Lompat ke konten Lompat ke sidebar Lompat ke footer

Ndesokah Jokowi Karena Memboyong Keluarga dalam Kunjungan Kenegaraan?

Keluarga Presiden Jokowi yang ikut serta dalam kunjungan kenegaran ke Turki di Lanud Halim PK, 5 Juli 2017. Sumber foto : www.tempo.co.id/Subekti.


Kaesang Pangarep menilai perilaku minta proyek, ujaran kebencian dan mengkafir-kafirkan orang lain adalah sikap ndeso. Akibatnya dia dilaporkan ke polisi karena dinilai melakukan penghinaan dan ujaran kebencian oleh salah seorang yang ternyata kabarnya adalah tersangka kasus ujaran kebencian juga di media sosial.

Ketika Presiden Jokowi memboyong seluruh anggota keluarganya (termasuk seorang cucunya dan Kaesang sendiri) dalam kunjungan kenegaraan ke Jerman dan Turki, tuduhan ndeso seolah berbalik ke Kaesang bahkan ke keluarga Presiden artinya termasuk Presiden Jokowi dinilai sebagai Presiden Ndeso.

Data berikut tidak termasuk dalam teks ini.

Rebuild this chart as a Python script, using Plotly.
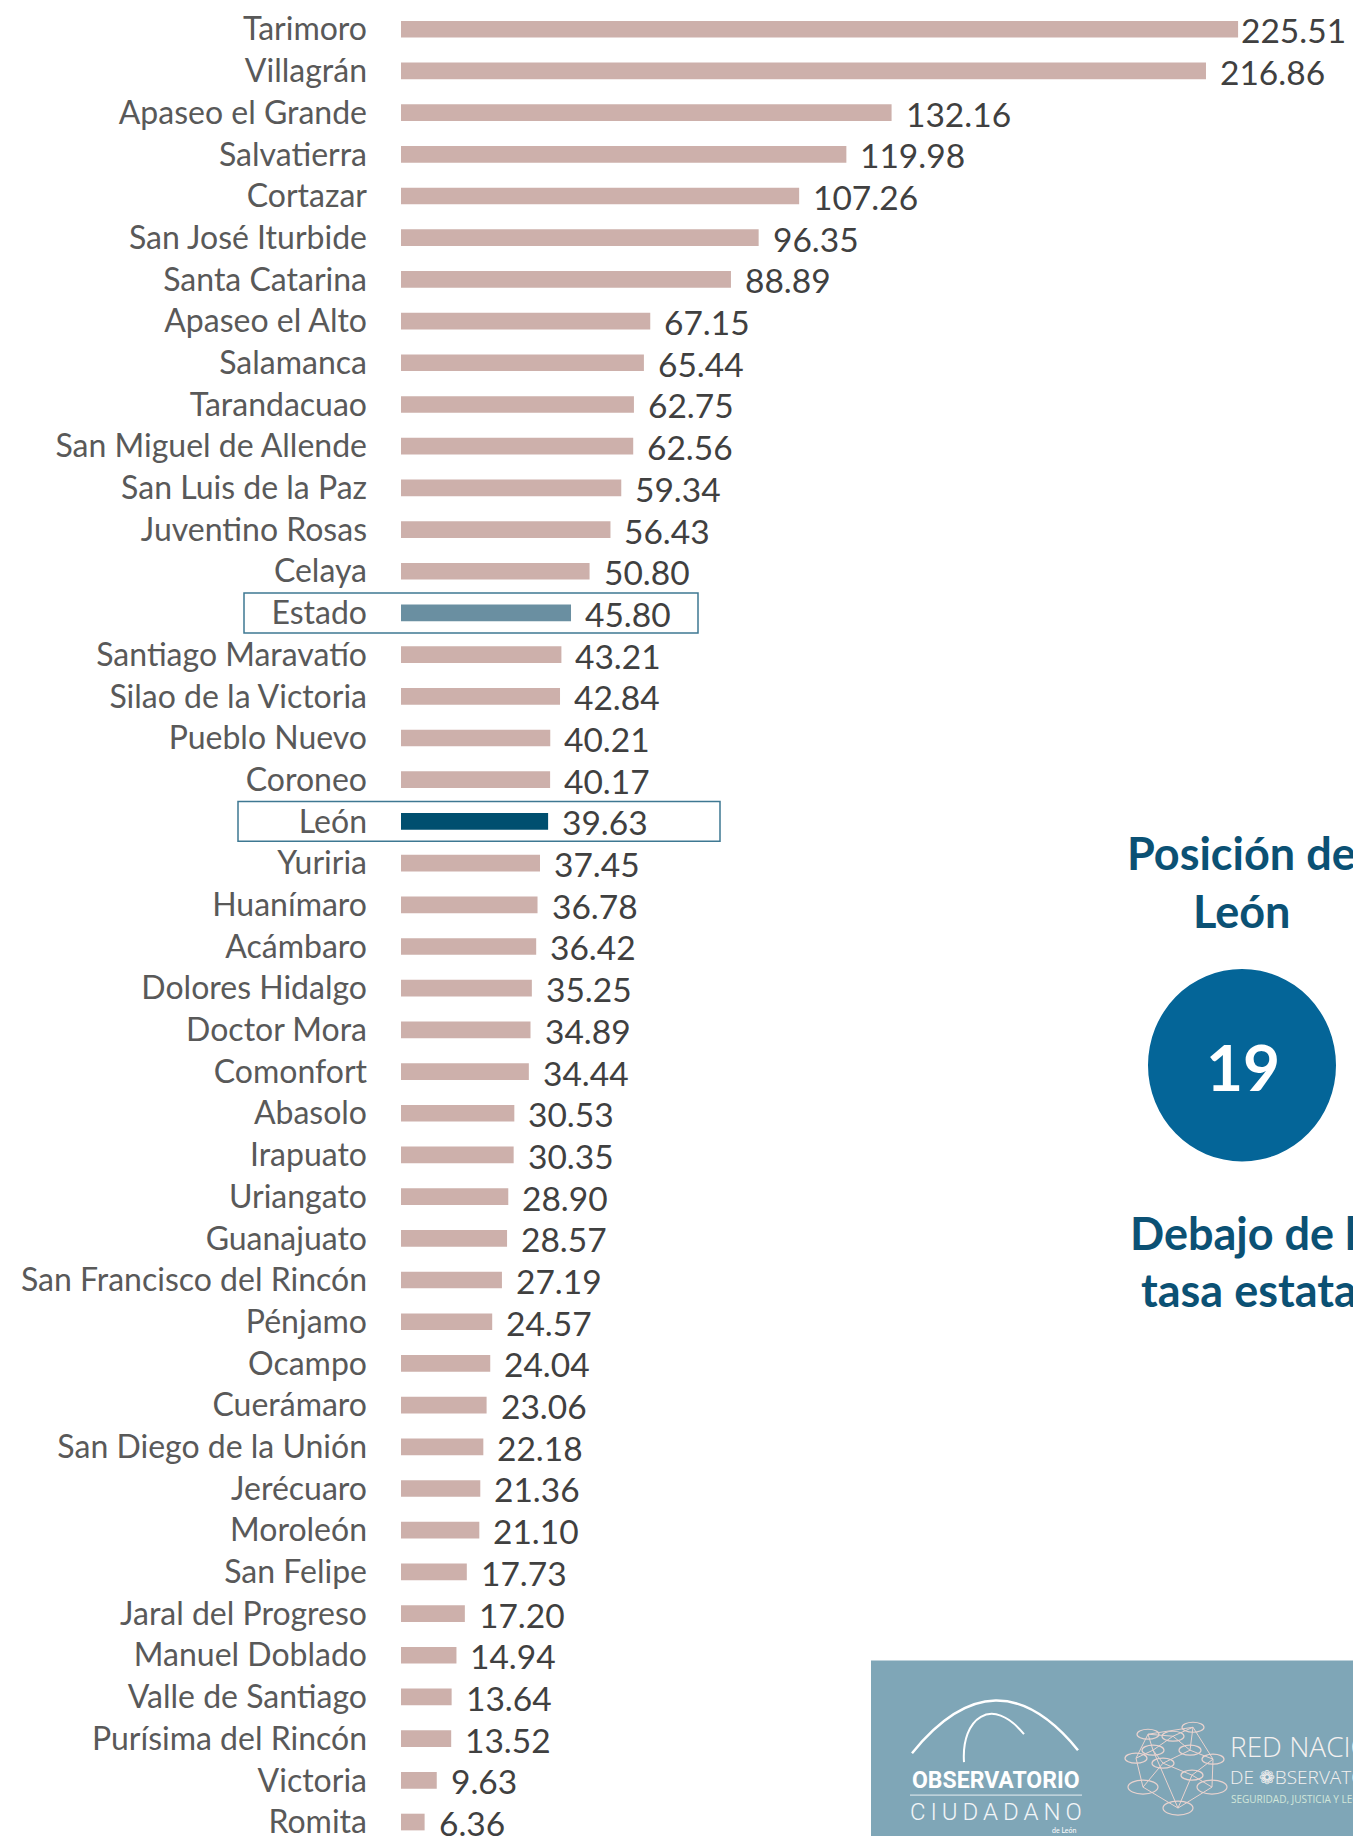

Siapakah sesungguhnya yang ndeso? Perilaku tidak baik sebagaimana yang dikritik Kaesang si anak Presiden Jokowi, Kaesangnya sendiri, pelapor Kaesang atau malah memang Presiden Jokowi yang ndeso karena memboyong seluruh anggota keluarganya dalam kunjungan kerja kenegaraan?

Saya tak berani memastikannya. Karena pengetahuan saya terhadap arti kata ndeso yang berasal dari bahasa Jawa tersebut sangat minim sekali. Maka saya akan merubah pertanyaanya sebagai berikut : Bagaimanakah menilai berbagai perilaku di atas secara hukum dan etika? Apakah dapat dibenarkan  secara hukum dan etika berbagai perilaku yang diperdebatkan di atas?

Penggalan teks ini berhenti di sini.